George Kennedy, who won an Oscar for Best Supporting Actor in Cool Hand Luke, died Sunday in Boise, Idaho, according to the Idaho Statesman. He was 91. Kennedy’s film credits also included The Dirty Dozen, Airport! movies, a series of Naked Gun comedies and the disaster film Earthquake among many others.

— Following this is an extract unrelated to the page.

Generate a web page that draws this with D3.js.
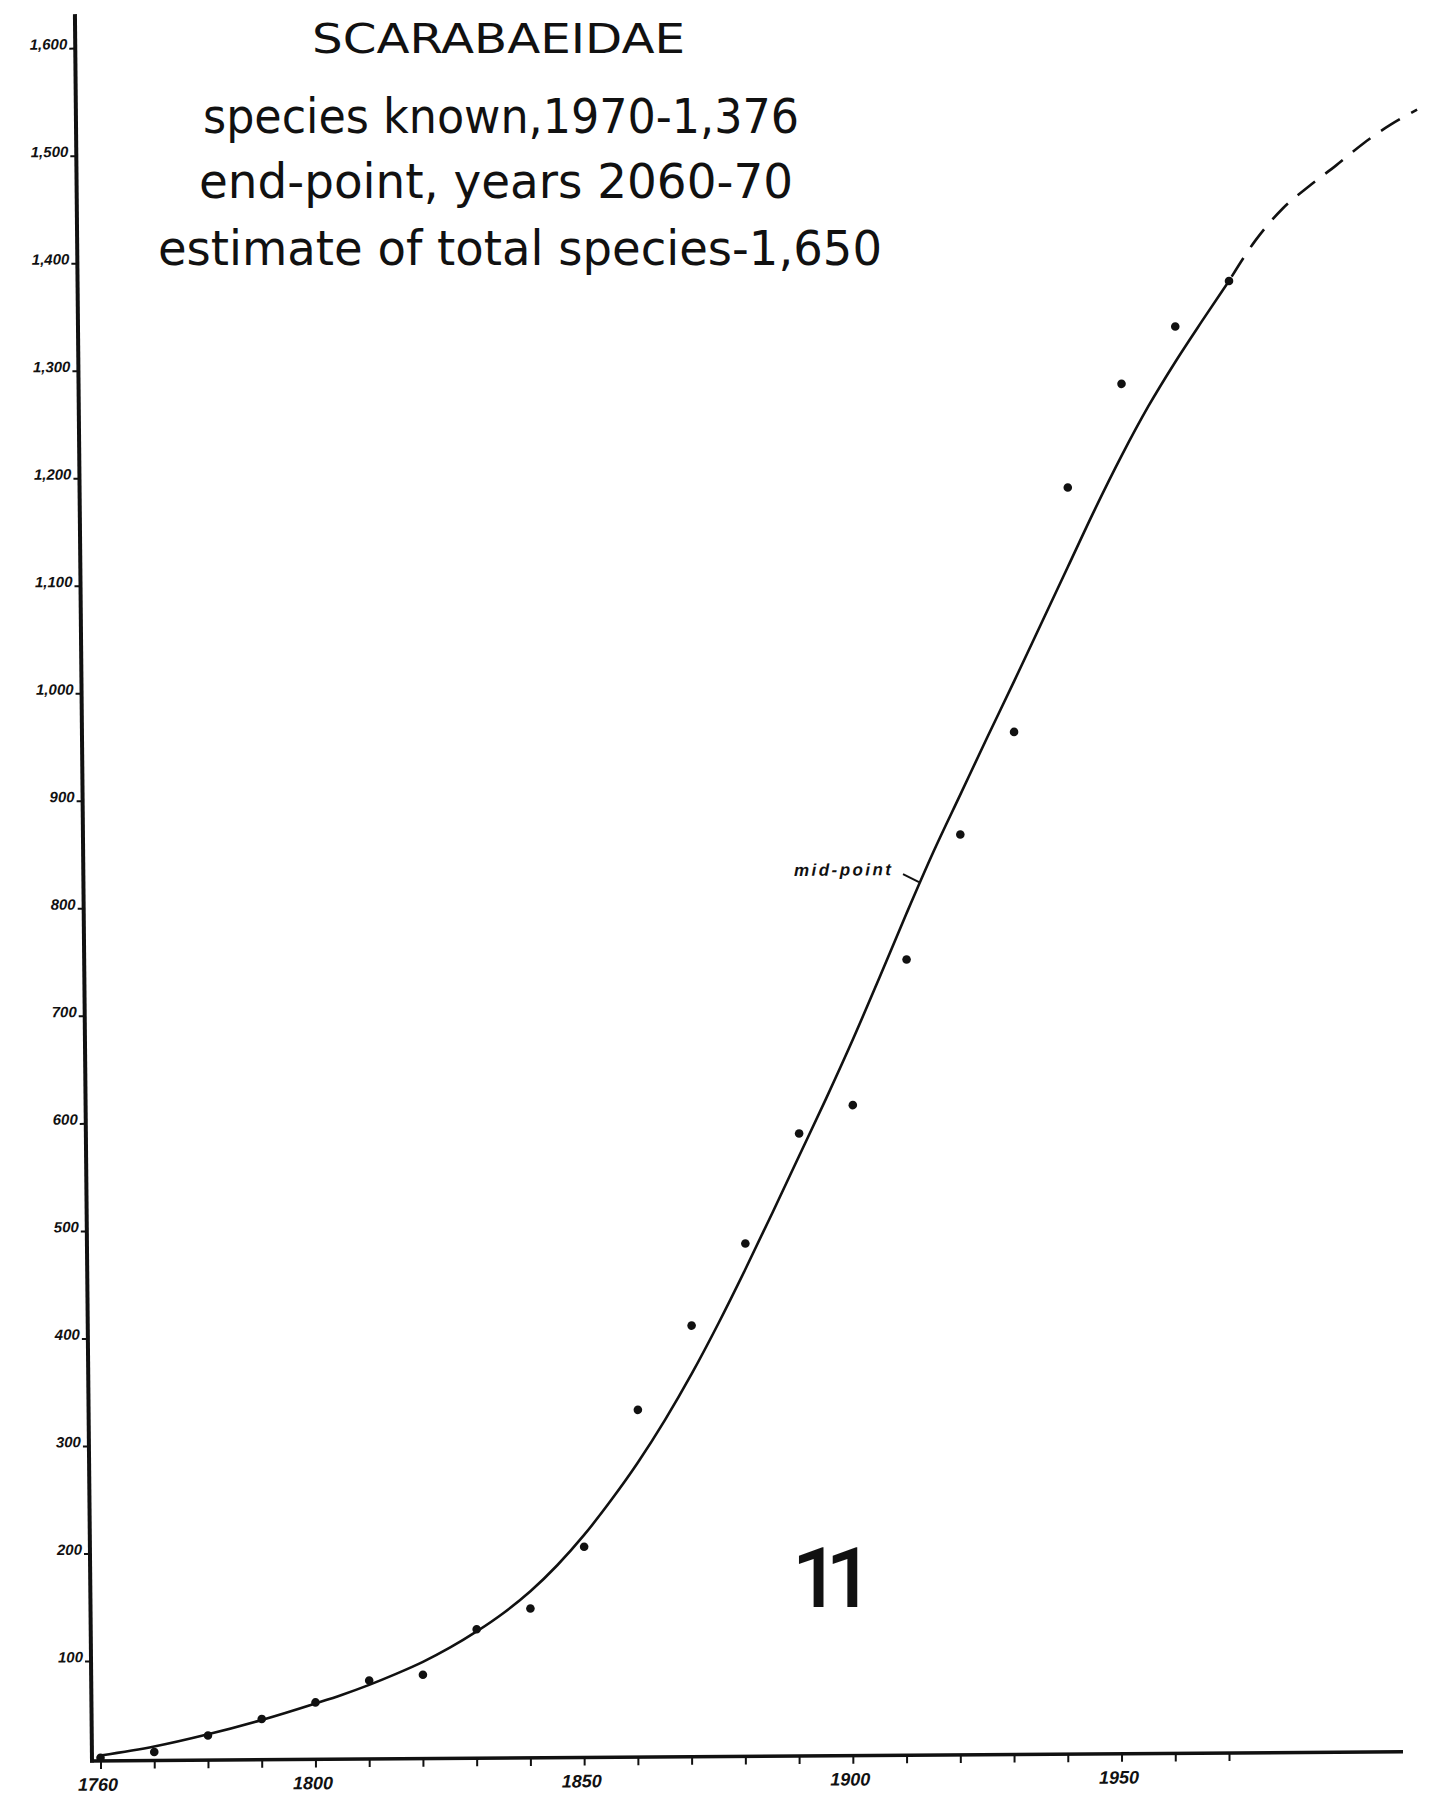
<!DOCTYPE html>
<html>
<head>
<meta charset="utf-8">
<script src="https://cdn.jsdelivr.net/npm/d3@7"></script>
<style>
  html, body { margin: 0; padding: 0; background: #ffffff; }
  svg { display: block; }
</style>
</head>
<body>
<svg id="chart" width="1430" height="1796"></svg>
<script>
// Species of Scarabaeidae known, counted once per decade
const years = [1760, 1770, 1780, 1790, 1800, 1810, 1820, 1830, 1840, 1850, 1860,
               1870, 1880, 1890, 1900, 1910, 1920, 1930, 1940, 1950, 1960, 1970];
const speciesKnown = [10, 15, 30, 45, 60, 80, 85, 127, 146, 203, 330,
                      408, 484, 586, 612, 747, 863, 958, 1185, 1281, 1334, 1376];

// Hand-fitted growth curve through the counts (solid)
const fitYears = [1760, 1770, 1780, 1790, 1800, 1805, 1810, 1815, 1820, 1825, 1830, 1835, 1840, 1845,
                  1850, 1855, 1860, 1865, 1870, 1875, 1880, 1885, 1890, 1895, 1900, 1905,
                  1910, 1915, 1920, 1925, 1930, 1935, 1940, 1945, 1950, 1955, 1960, 1965, 1970];
const fitValues = [12, 20, 31, 44, 59, 67, 76, 86, 97, 110, 125, 142, 162, 186,
                   214, 246, 281, 320, 363, 410, 460, 512, 565, 618, 673, 731,
                   790, 847, 900, 953, 1005, 1058, 1111, 1164, 1214, 1260, 1301, 1339, 1376];

// Projected continuation of the curve (dashed)
const projYears = [1970, 1975, 1980, 1985, 1990, 1995, 2000, 2005];
const projValues = [1376, 1414, 1443, 1464, 1483, 1503, 1520, 1534];

// Axis ticks
const yTicks = [100, 200, 300, 400, 500, 600, 700, 800, 900, 1000, 1100, 1200, 1300, 1400, 1500, 1600];
const xTicks = [1760, 1770, 1780, 1790, 1800, 1810, 1820, 1830, 1840, 1850, 1860,
                1870, 1880, 1890, 1900, 1910, 1920, 1930, 1940, 1950, 1960, 1970];
const xLabels = [1760, 1800, 1850, 1900, 1950];

// Headings
const titleLines = [
  "SCARABAEIDAE",
  "species known,1970-1,376",
  "end-point, years 2060-70",
  "estimate of total species-1,650"
];
const midPoint = { year: 1912.5, value: 819, label: "mid-point" };
const plateNumber = "11";

// ---- layout ----
const svg = d3.select("#chart");
const originX = 92, originY = 1761;   // corner where the two axes meet
const axisTop = 14, axisRight = 1403;

const x = d3.scaleLinear().domain([1760, 1970]).range([100.5, 1229]);
const y = d3.scaleLinear().domain([0, 1600]).range([1768.5, 48]);

const ink = "#111";
const handFont = "'Liberation Sans', Arial, sans-serif";

// whole drawing sits on a slightly tilted sheet
const plot = svg.append("g")
  .attr("transform", `translate(${originX},${originY}) skewY(-0.4) translate(${-originX},${-originY})`);

// ---- y axis (hand-ruled, leaning slightly) ----
const yAxisG = plot.append("g")
  .attr("transform", `translate(${originX},${originY}) skewX(0.56) translate(${-originX},${-originY})`);

yAxisG.append("line")
  .attr("x1", originX).attr("x2", originX)
  .attr("y1", axisTop).attr("y2", originY + 1.5)
  .attr("stroke", ink).attr("stroke-width", 4);

const yAx = yAxisG.append("g")
  .attr("transform", `translate(${originX},0)`)
  .call(d3.axisLeft(y).tickValues(yTicks).tickSize(6).tickPadding(2).tickFormat(d3.format(",")));
yAx.select(".domain").remove();
yAx.selectAll(".tick line").attr("stroke", ink).attr("stroke-width", 2);
yAx.selectAll(".tick text")
  .attr("fill", ink)
  .attr("dy", "0.05em")
  .style("font-family", handFont)
  .style("font-style", "italic")
  .style("font-weight", "bold")
  .style("font-size", "15px");

// ---- x axis ----
const xAxisG = plot.append("g").attr("transform", `translate(0,${originY})`);
xAxisG.append("line")
  .attr("x1", originX - 2).attr("x2", axisRight)
  .attr("y1", 0).attr("y2", 0)
  .attr("stroke", ink).attr("stroke-width", 3.5);
const xAx = xAxisG.append("g")
  .call(d3.axisBottom(x).tickValues(xTicks).tickSize(8).tickPadding(9)
    .tickFormat(d => xLabels.includes(d) ? String(d) : ""));
xAx.select(".domain").remove();
xAx.selectAll(".tick line").attr("stroke", ink).attr("stroke-width", 2);
xAx.selectAll(".tick text")
  .attr("fill", ink)
  .attr("dx", "-3")
  .style("font-family", handFont)
  .style("font-style", "italic")
  .style("font-weight", "bold")
  .style("font-size", "18px");

// ---- fitted curve ----
const line = d3.line()
  .x(d => x(d[0]))
  .y(d => y(d[1]))
  .curve(d3.curveMonotoneX);

plot.append("path")
  .datum(d3.zip(fitYears, fitValues))
  .attr("d", line)
  .attr("fill", "none")
  .attr("stroke", ink)
  .attr("stroke-width", 2.6)
  .attr("stroke-linecap", "round");

plot.append("path")
  .datum(d3.zip(projYears, projValues))
  .attr("d", line)
  .attr("fill", "none")
  .attr("stroke", ink)
  .attr("stroke-width", 2.6)
  .attr("stroke-dasharray", "22 13")
  .attr("stroke-dashoffset", "-5");

// ---- observed counts ----
plot.append("g")
  .selectAll("circle")
  .data(d3.zip(years, speciesKnown))
  .join("circle")
  .attr("cx", d => x(d[0]))
  .attr("cy", d => y(d[1]))
  .attr("r", 4.3)
  .attr("fill", ink);

// ---- mid-point marker ----
const mx = x(midPoint.year), my = y(midPoint.value);
const midG = plot.append("g").attr("transform", `translate(${mx},${my})`);
midG.append("line")
  .attr("x1", -17).attr("y1", -8)
  .attr("x2", -1).attr("y2", 0)
  .attr("stroke", ink).attr("stroke-width", 2);
midG.append("text")
  .attr("x", -126).attr("y", -7)
  .attr("textLength", 97)
  .attr("lengthAdjust", "spacing")
  .attr("fill", ink)
  .style("font-family", handFont)
  .style("font-style", "italic")
  .style("font-weight", "bold")
  .style("font-size", "17px")
  .text(midPoint.label);

// ---- headings ----
const titleSpecs = [
  { x: 312, y: 53,  size: 40, len: 373 },
  { x: 203, y: 133, size: 48, len: 596 },
  { x: 199, y: 198, size: 48, len: 594 },
  { x: 158, y: 265, size: 48, len: 724 }
];
svg.append("g")
  .selectAll("text")
  .data(titleLines)
  .join("text")
  .attr("x", (d, i) => titleSpecs[i].x)
  .attr("y", (d, i) => titleSpecs[i].y)
  .attr("textLength", (d, i) => titleSpecs[i].len)
  .attr("lengthAdjust", "spacingAndGlyphs")
  .attr("fill", ink)
  .style("font-family", "'DejaVu Sans', sans-serif")
  .style("font-size", (d, i) => titleSpecs[i].size + "px")
  .text(d => d);

// plate number
svg.append("text")
  .attr("x", 792).attr("y", 1607)
  .attr("fill", ink)
  .style("font-family", "Roboto, 'Open Sans', sans-serif")
  .style("font-weight", "500")
  .style("font-size", "84px")
  .style("letter-spacing", "-14px")
  .text(plateNumber);
</script>
</body>
</html>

Kennedy appeared in all four of the Airport movies of the 1970s as Joe Patroni, the reluctant, cigar-chomping but highly effective chief mechanic who could be counted upon when the chips were down and supreme ability was required. He also turned in a powerful performance in 1975’s Earthquake as the hearty, sentimental police sergeant Slade, who helps where he can in the wake of the devastating temblor. He worked steadily in the 1980s but made an impression only in the 1988 deadpan police comedy The Naked Gun: From the Files of Police Squad! and its sequels.
He finally burst into the public consciousness with his 1967 role as Dragline in Cool Hand Luke, where he was second-billed and held his own along star Paul Newman. The New York Times said, “George Kennedy is powerfully obsessive as the top-dog who handles things his way as effectively and finally as destructively as does the warden or the guards.”
Kennedy played rancher and Ewing family nemesis Carter McKay on Dallas from 1988-1991, later reprising his role in the reunion pics Dallas: J.R. Returns (1996) and Dallas: War of the Ewings (1998). Although he didn’t appear in the recent TNT revival, his presence was felt via Carter’s grandson Hunter (played by Fran Kranz).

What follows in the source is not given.